From: Wes on
I've been playing around with hpgcc and after wondering why some of my
unions were not behaving as I expected, I noticed something
interesting about how doubles are stored in memory on the ARM. This
may common knowledge, but it was new to me.

As one would expect on a Little Endian machine, the 64 bit unsigned
long long
0x 12345678 9ABCDEF0 is stored in memory as: f0 de bc 9a 78 56 34 12

However, the 64 bit double 1.24 whose IEEE754 representation is
0x 3FF3D70A 3D70A3D7 is stored in memory as: 0a d7 f3 3f d7 a3 70 3d

The 32 bit words are in Big Endian order, but the bytes within the
words are in Little Endian order.

I see http://en.wikipedia.org/wiki/Endianness says:
"On some machines, while integers were represented in little-endian
form, floating-point numbers were represented in big-endian form."

But this is neither one. I understand the reasons behind Big or Little
Endian, but what's the reasoning behind a mixed endian format? And
why on one data type but not another? Is this common on other CPUs?

As I was looking up information on this I came across this interesting
article:
http://www.linuxdevices.com/articles/AT5920399313.html

-wes
From: Claudio Lapilli on
Hi,

On Jan 13, 2:03 pm, Wes <wjltemp...(a)yahoo.com> wrote:
> I've been playing around with hpgcc and after wondering why some of my
> unions were not behaving as I expected, I noticed something
> interesting about how doubles are stored in memory on the ARM.  This
> may common knowledge, but it was new to me.

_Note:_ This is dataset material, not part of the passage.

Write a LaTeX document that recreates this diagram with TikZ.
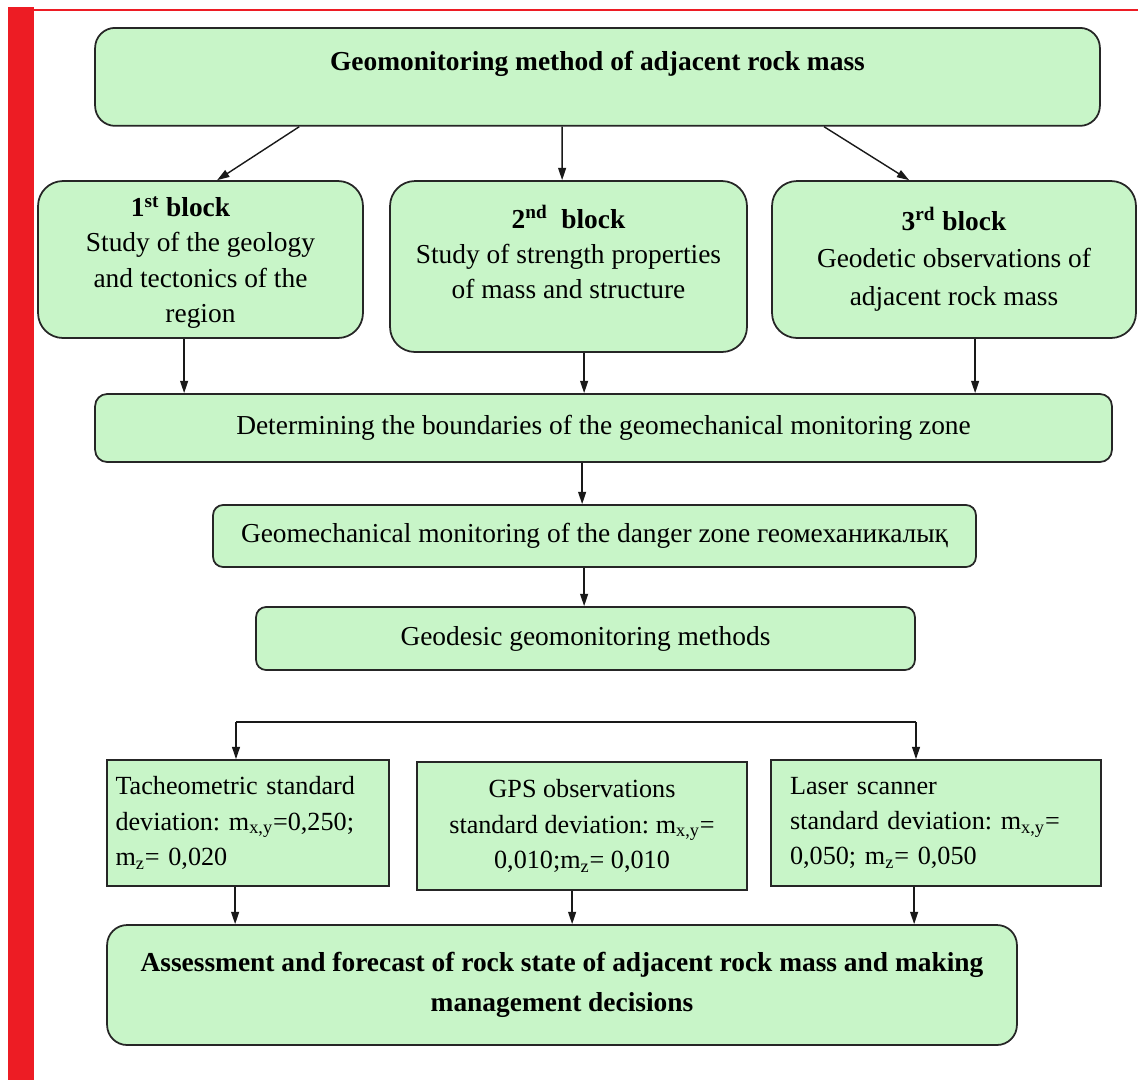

It's not so common, I don't think a lot of people are aware of this,
and it's very strange but that's how the gcc
compiler for ARM treats doubles: (2) 32-bit words stored in big-endian
format. I ran across this issue when trying to implement direct
conversion of 'doubles' to calculator reals.

>
> As one would expect on a Little Endian machine, the 64 bit unsigned
> long long
> 0x 12345678 9ABCDEF0 is stored in memory as: f0 de bc 9a  78 56 34 12
>
> However, the 64 bit double 1.24 whose IEEE754 representation is
> 0x 3FF3D70A 3D70A3D7 is stored in memory as: 0a d7 f3 3f  d7 a3 70 3d
>
> The 32 bit words are in Big Endian order, but the bytes within the
> words are in Little Endian order.
>
> I seehttp://en.wikipedia.org/wiki/Endiannesssays:
> "On some machines, while integers were represented in little-endian
> form, floating-point numbers were represented in big-endian form."
>
> But this is neither one. I understand the reasons behind Big or Little
> Endian, but what's the reasoning behind a mixed endian format?  And
> why on one data type but not another?  Is this common on other CPUs?

What happens is that the ARM processor can be set in either big endian
or little endian mode. The compiler's developers apparently chose the
big endian format for doubles regardless of the processor endianness.
But the "store" operation happens in (2) 32-bit words. The compiler
stores first the hi word and then the lo word (big endian *ALWAYS*),
but if the processor is in little endian mode (which is true in the
calculator), each word is internally stored in little endian mode. If
the ARM processor is set in big endian mode, you would have a "true"
big-endian representation.

This is a very weird behavior that should have been avoided (maybe a
compiler switch to use either fully little endian or fully big-endian
but not this mix). As you already discovered, when you use unions to
"break" your doubles into bytes you'll have to account for that or
you'll get a headache.
And if you intend to use the same code on a PC and the calculator,
then you better #define some macros to reverse the words
automatically.


Claudio
From: Wes on
On Jan 13, 10:31 pm, Claudio Lapilli <pleasedonts...(a)isp.com> wrote:
> It's not so common, I don't think a lot of people are aware of this,
> and it's very strange but that's how the gcc
> compiler for ARM treats doubles: (2) 32-bit words stored in big-endian
> format. I ran across this issue when trying to implement direct
> conversion of 'doubles' to calculator reals.

That's just what I was experimenting with.

> If the ARM processor is set in big endian mode,
> you would have a "true" big-endian representation.

I noticed this by compiling with -mbig-endian -save-temps and looking
at the assembly .s file.

> This is a very weird behavior that should have been avoided (maybe a
> compiler switch to use either fully little endian or fully big-endian
> but not this mix).

Sounds to me like it was more of an ARM issue than a gcc issue. If I
understand correctly, the optional ARM floating point hardware had
this mixed-endian behavior. The linux gcc arm compiler produces code
that it uses this hardware if available and emulation if it is not, so
that the same executable can run on both machines. This requires gcc
to follow ARM's word order convention. Although I suppose if you knew
it was always going to be emulated, you could do whatever you wanted
with the word order.

It reminds me of the 8088/286/386 days when the 8087/287/387
coprocessors where optional. The MS-C compiler had options to
generating code which either:
a) required the coprocessor
b) used the coprocessor if present and emulated it if not present
c) used a faster non-coprocessor-compatible software code

(I remember the day I put a 287 coprocessor in my 286-10MHz screamer
-- fractals had met their match.)

-wes